[START OF Data lines]

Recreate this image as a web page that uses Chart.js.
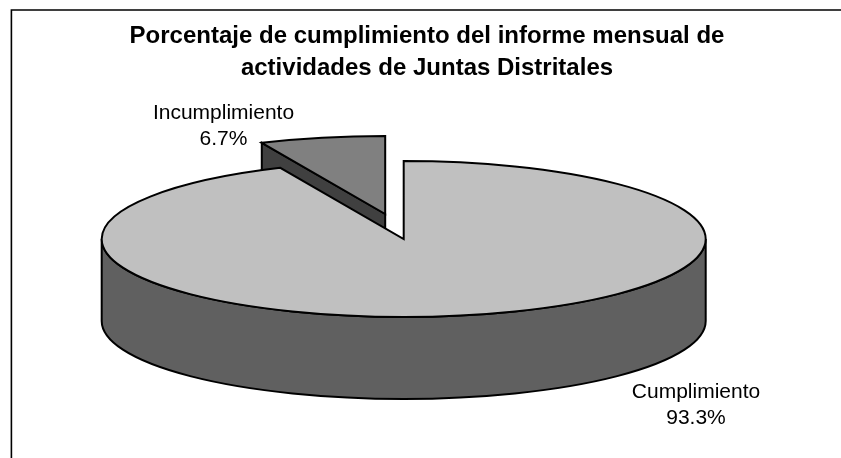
<!DOCTYPE html>
<html><head><meta charset="utf-8">
<style>html,body{margin:0;padding:0;background:#fff}canvas{display:block}</style>
<script src="https://cdn.jsdelivr.net/npm/chart.js@4/dist/chart.umd.min.js"></script>
</head><body><canvas id="c" width="841" height="458"></canvas>
<script>
const titleLines = ["Porcentaje de cumplimiento del informe mensual de", "actividades de Juntas Distritales"];
const categories = ["Cumplimiento", "Incumplimiento"];
const values = [93.3, 6.7];
const topColors = ["#C0C0C0", "#808080"];
const sideColors = ["#606060", "#404040"];

const G = {cx:403.7, cy:239, rx:302, ry:78, depth:82};
const explode = [[0,0],[-18.5,-25]];
const labelPos = [[696,392],[223.5,113]];
const FONT = '"Liberation Sans", Arial, sans-serif';

const pie3d = {
  id:'pie3d',
  beforeDatasetDraw(chart, args){
    const ctx = chart.ctx, arcs = chart.getDatasetMeta(args.index).data;
    const order = arcs.map((_,i)=>i).sort((a,b)=>b-a);
    ctx.save();
    ctx.lineWidth = 2; ctx.strokeStyle = '#000'; ctx.lineJoin = 'miter';
    for (const i of order){
      const {startAngle:s, endAngle:e} = arcs[i].getProps(['startAngle','endAngle'], true);
      const cx = G.cx + explode[i][0], cy = G.cy + explode[i][1];
      const pt = a => [cx + G.rx*Math.cos(a), cy + G.ry*Math.sin(a)];
      const face = (a) => {
        const p = pt(a);
        ctx.beginPath(); ctx.moveTo(cx,cy); ctx.lineTo(p[0],p[1]);
        ctx.lineTo(p[0],p[1]+G.depth); ctx.lineTo(cx,cy+G.depth); ctx.closePath();
        ctx.fillStyle = sideColors[i]; ctx.fill(); ctx.stroke();
      };
      if (Math.sin(s-Math.PI/2) > 1e-6) face(s);
      if (Math.sin(e+Math.PI/2) > 1e-6) face(e);
      // outer wall: the front half of the ellipse that belongs to this slice
      const a0 = Math.max(s,0), a1 = Math.min(e,Math.PI);
      if (a1 > a0){
        ctx.beginPath();
        ctx.ellipse(cx,cy,G.rx,G.ry,0,a0,a1);
        ctx.ellipse(cx,cy+G.depth,G.rx,G.ry,0,a1,a0,true);
        ctx.closePath();
        ctx.fillStyle = sideColors[i]; ctx.fill(); ctx.stroke();
      }
      // top surface
      ctx.beginPath(); ctx.moveTo(cx,cy);
      ctx.ellipse(cx,cy,G.rx,G.ry,0,s,e);
      ctx.closePath();
      ctx.fillStyle = topColors[i]; ctx.fill(); ctx.stroke();
    }
    ctx.restore();
    return false;
  },
  afterDraw(chart){
    const ctx = chart.ctx;
    ctx.save();
    // chart frame
    ctx.strokeStyle = '#000'; ctx.lineWidth = 1.6;
    ctx.beginPath(); ctx.moveTo(11.4,458); ctx.lineTo(11.4,10); ctx.lineTo(841,10); ctx.stroke();
    // slice labels
    ctx.fillStyle = '#000'; ctx.font = '21px '+FONT;
    ctx.textAlign = 'center'; ctx.textBaseline = 'middle';
    categories.forEach((c,i)=>{
      ctx.fillText(c, labelPos[i][0], labelPos[i][1]);
      ctx.fillText(values[i].toFixed(1)+'%', labelPos[i][0], labelPos[i][1]+26.5);
    });
    ctx.restore();
  }
};

new Chart(document.getElementById('c'), {
  type:'pie',
  data:{labels:categories, datasets:[{data:values, backgroundColor:topColors, borderColor:'#000'}]},
  plugins:[pie3d],
  options:{
    responsive:false, animation:false,
    layout:{padding:{left:13,top:0}},
    plugins:{
      legend:{display:false}, tooltip:{enabled:false},
      title:{display:true, text:titleLines, color:'#000',
        font:{family:FONT, size:24, weight:'bold', lineHeight:1.33},
        padding:{top:20,bottom:10}}
    }
  }
});
</script></body></html>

[END OF Data lines]

> **Challenge**
Skip every picture and transcribe the data above exactly.

> **Problem solution**
Recreate this image as a web page that uses Chart.js.
<!DOCTYPE html>
<html><head><meta charset="utf-8">
<style>html,body{margin:0;padding:0;background:#fff}canvas{display:block}</style>
<script src="https://cdn.jsdelivr.net/npm/chart.js@4/dist/chart.umd.min.js"></script>
</head><body><canvas id="c" width="841" height="458"></canvas>
<script>
const titleLines = ["Porcentaje de cumplimiento del informe mensual de", "actividades de Juntas Distritales"];
const categories = ["Cumplimiento", "Incumplimiento"];
const values = [93.3, 6.7];
const topColors = ["#C0C0C0", "#808080"];
const sideColors = ["#606060", "#404040"];

const G = {cx:403.7, cy:239, rx:302, ry:78, depth:82};
const explode = [[0,0],[-18.5,-25]];
const labelPos = [[696,392],[223.5,113]];
const FONT = '"Liberation Sans", Arial, sans-serif';

const pie3d = {
  id:'pie3d',
  beforeDatasetDraw(chart, args){
    const ctx = chart.ctx, arcs = chart.getDatasetMeta(args.index).data;
    const order = arcs.map((_,i)=>i).sort((a,b)=>b-a);
    ctx.save();
    ctx.lineWidth = 2; ctx.strokeStyle = '#000'; ctx.lineJoin = 'miter';
    for (const i of order){
      const {startAngle:s, endAngle:e} = arcs[i].getProps(['startAngle','endAngle'], true);
      const cx = G.cx + explode[i][0], cy = G.cy + explode[i][1];
      const pt = a => [cx + G.rx*Math.cos(a), cy + G.ry*Math.sin(a)];
      const face = (a) => {
        const p = pt(a);
        ctx.beginPath(); ctx.moveTo(cx,cy); ctx.lineTo(p[0],p[1]);
        ctx.lineTo(p[0],p[1]+G.depth); ctx.lineTo(cx,cy+G.depth); ctx.closePath();
        ctx.fillStyle = sideColors[i]; ctx.fill(); ctx.stroke();
      };
      if (Math.sin(s-Math.PI/2) > 1e-6) face(s);
      if (Math.sin(e+Math.PI/2) > 1e-6) face(e);
      // outer wall: the front half of the ellipse that belongs to this slice
      const a0 = Math.max(s,0), a1 = Math.min(e,Math.PI);
      if (a1 > a0){
        ctx.beginPath();
        ctx.ellipse(cx,cy,G.rx,G.ry,0,a0,a1);
        ctx.ellipse(cx,cy+G.depth,G.rx,G.ry,0,a1,a0,true);
        ctx.closePath();
        ctx.fillStyle = sideColors[i]; ctx.fill(); ctx.stroke();
      }
      // top surface
      ctx.beginPath(); ctx.moveTo(cx,cy);
      ctx.ellipse(cx,cy,G.rx,G.ry,0,s,e);
      ctx.closePath();
      ctx.fillStyle = topColors[i]; ctx.fill(); ctx.stroke();
    }
    ctx.restore();
    return false;
  },
  afterDraw(chart){
    const ctx = chart.ctx;
    ctx.save();
    // chart frame
    ctx.strokeStyle = '#000'; ctx.lineWidth = 1.6;
    ctx.beginPath(); ctx.moveTo(11.4,458); ctx.lineTo(11.4,10); ctx.lineTo(841,10); ctx.stroke();
    // slice labels
    ctx.fillStyle = '#000'; ctx.font = '21px '+FONT;
    ctx.textAlign = 'center'; ctx.textBaseline = 'middle';
    categories.forEach((c,i)=>{
      ctx.fillText(c, labelPos[i][0], labelPos[i][1]);
      ctx.fillText(values[i].toFixed(1)+'%', labelPos[i][0], labelPos[i][1]+26.5);
    });
    ctx.restore();
  }
};

new Chart(document.getElementById('c'), {
  type:'pie',
  data:{labels:categories, datasets:[{data:values, backgroundColor:topColors, borderColor:'#000'}]},
  plugins:[pie3d],
  options:{
    responsive:false, animation:false,
    layout:{padding:{left:13,top:0}},
    plugins:{
      legend:{display:false}, tooltip:{enabled:false},
      title:{display:true, text:titleLines, color:'#000',
        font:{family:FONT, size:24, weight:'bold', lineHeight:1.33},
        padding:{top:20,bottom:10}}
    }
  }
});
</script></body></html>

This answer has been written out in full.